---- DATA EXTRACT
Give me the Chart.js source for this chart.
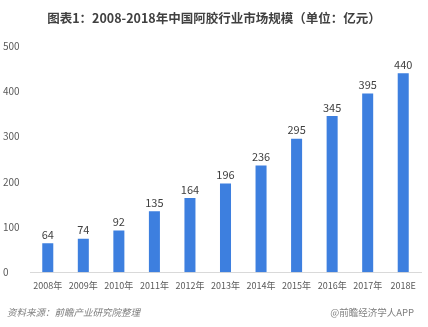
<!DOCTYPE html>
<html>
<head>
<meta charset="utf-8">
<script src="https://cdn.jsdelivr.net/npm/chart.js@4"></script>
<style>
  html, body { margin: 0; padding: 0; background: #fff; }
  #wrap { position: relative; width: 428px; height: 327px; overflow: hidden; }
  #title { position: absolute; top: 8px; left: 0; width: 428px; text-align: center;
    font: bold 12.5px 'Noto Sans CJK SC', sans-serif; color: #404040; }
  .foot { position: absolute; top: 305px; font: 9.5px 'Noto Sans CJK SC', sans-serif; color: #7f7f7f; }
  #src { left: 7px; font-style: italic; }
  #brand { right: 14px; }
</style>
</head>
<body>
<div id="wrap">
  <canvas id="chart" width="428" height="327"></canvas>
  <div id="title">图表1：2008-2018年中国阿胶行业市场规模（单位：亿元）</div>
  <div class="foot" id="src">资料来源：前瞻产业研究院整理</div>
  <div class="foot" id="brand">@前瞻经济学人APP</div>
</div>
<script>
const years = ['2008年','2009年','2010年','2011年','2012年','2013年','2014年','2015年','2016年','2017年','2018E'];
const marketSize = [64, 74, 92, 135, 164, 196, 236, 295, 345, 395, 440];
const yTicks = [0, 100, 200, 300, 400, 500];

// value labels above bars
const barLabels = {
  id: 'barLabels',
  afterDatasetsDraw(chart) {
    const c = chart.ctx;
    const meta = chart.getDatasetMeta(0);
    c.save();
    c.font = "11px 'Noto Sans CJK SC', sans-serif";
    c.fillStyle = '#404040';
    c.textAlign = 'center';
    c.textBaseline = 'bottom';
    meta.data.forEach((bar, i) => {
      c.fillText(marketSize[i], bar.x, bar.y - 3);
    });
    c.restore();
  }
};

new Chart(document.getElementById('chart'), {
  type: 'bar',
  data: {
    labels: years,
    datasets: [{
      data: marketSize,
      backgroundColor: '#3d7fdf',
      categoryPercentage: 1,
      barPercentage: 0.31
    }]
  },
  plugins: [barLabels],
  options: {
    responsive: false,
    animation: false,
    layout: { padding: { top: 46, left: 3, right: 7, bottom: 28 } },
    plugins: { legend: { display: false }, tooltip: { enabled: false } },
    scales: {
      x: {
        grid: { display: false, drawTicks: false },
        border: { display: true, color: '#d9d9d9' },
        ticks: { color: '#595959', padding: 8, maxRotation: 0, autoSkip: false,
                 font: { family: "'Noto Sans CJK SC'", size: 9 } }
      },
      y: {
        min: 0, max: 500,
        afterBuildTicks: s => { s.ticks = yTicks.map(v => ({ value: v })); },
        afterFit: s => { s.width = 27; },
        grid: { display: false },
        border: { display: false },
        ticks: { color: '#595959', crossAlign: 'far',
                 font: { family: "'Noto Sans CJK SC'", size: 10 } }
      }
    }
  }
});
</script>
</body>
</html>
--------
■ GOAL
Give an exact reproduction of every line, leaving out any picture.

■ WRITTEN RESPONSE
Give me the Chart.js source for this chart.
<!DOCTYPE html>
<html>
<head>
<meta charset="utf-8">
<script src="https://cdn.jsdelivr.net/npm/chart.js@4"></script>
<style>
  html, body { margin: 0; padding: 0; background: #fff; }
  #wrap { position: relative; width: 428px; height: 327px; overflow: hidden; }
  #title { position: absolute; top: 8px; left: 0; width: 428px; text-align: center;
    font: bold 12.5px 'Noto Sans CJK SC', sans-serif; color: #404040; }
  .foot { position: absolute; top: 305px; font: 9.5px 'Noto Sans CJK SC', sans-serif; color: #7f7f7f; }
  #src { left: 7px; font-style: italic; }
  #brand { right: 14px; }
</style>
</head>
<body>
<div id="wrap">
  <canvas id="chart" width="428" height="327"></canvas>
  <div id="title">图表1：2008-2018年中国阿胶行业市场规模（单位：亿元）</div>
  <div class="foot" id="src">资料来源：前瞻产业研究院整理</div>
  <div class="foot" id="brand">@前瞻经济学人APP</div>
</div>
<script>
const years = ['2008年','2009年','2010年','2011年','2012年','2013年','2014年','2015年','2016年','2017年','2018E'];
const marketSize = [64, 74, 92, 135, 164, 196, 236, 295, 345, 395, 440];
const yTicks = [0, 100, 200, 300, 400, 500];

// value labels above bars
const barLabels = {
  id: 'barLabels',
  afterDatasetsDraw(chart) {
    const c = chart.ctx;
    const meta = chart.getDatasetMeta(0);
    c.save();
    c.font = "11px 'Noto Sans CJK SC', sans-serif";
    c.fillStyle = '#404040';
    c.textAlign = 'center';
    c.textBaseline = 'bottom';
    meta.data.forEach((bar, i) => {
      c.fillText(marketSize[i], bar.x, bar.y - 3);
    });
    c.restore();
  }
};

new Chart(document.getElementById('chart'), {
  type: 'bar',
  data: {
    labels: years,
    datasets: [{
      data: marketSize,
      backgroundColor: '#3d7fdf',
      categoryPercentage: 1,
      barPercentage: 0.31
    }]
  },
  plugins: [barLabels],
  options: {
    responsive: false,
    animation: false,
    layout: { padding: { top: 46, left: 3, right: 7, bottom: 28 } },
    plugins: { legend: { display: false }, tooltip: { enabled: false } },
    scales: {
      x: {
        grid: { display: false, drawTicks: false },
        border: { display: true, color: '#d9d9d9' },
        ticks: { color: '#595959', padding: 8, maxRotation: 0, autoSkip: false,
                 font: { family: "'Noto Sans CJK SC'", size: 9 } }
      },
      y: {
        min: 0, max: 500,
        afterBuildTicks: s => { s.ticks = yTicks.map(v => ({ value: v })); },
        afterFit: s => { s.width = 27; },
        grid: { display: false },
        border: { display: false },
        ticks: { color: '#595959', crossAlign: 'far',
                 font: { family: "'Noto Sans CJK SC'", size: 10 } }
      }
    }
  }
});
</script>
</body>
</html>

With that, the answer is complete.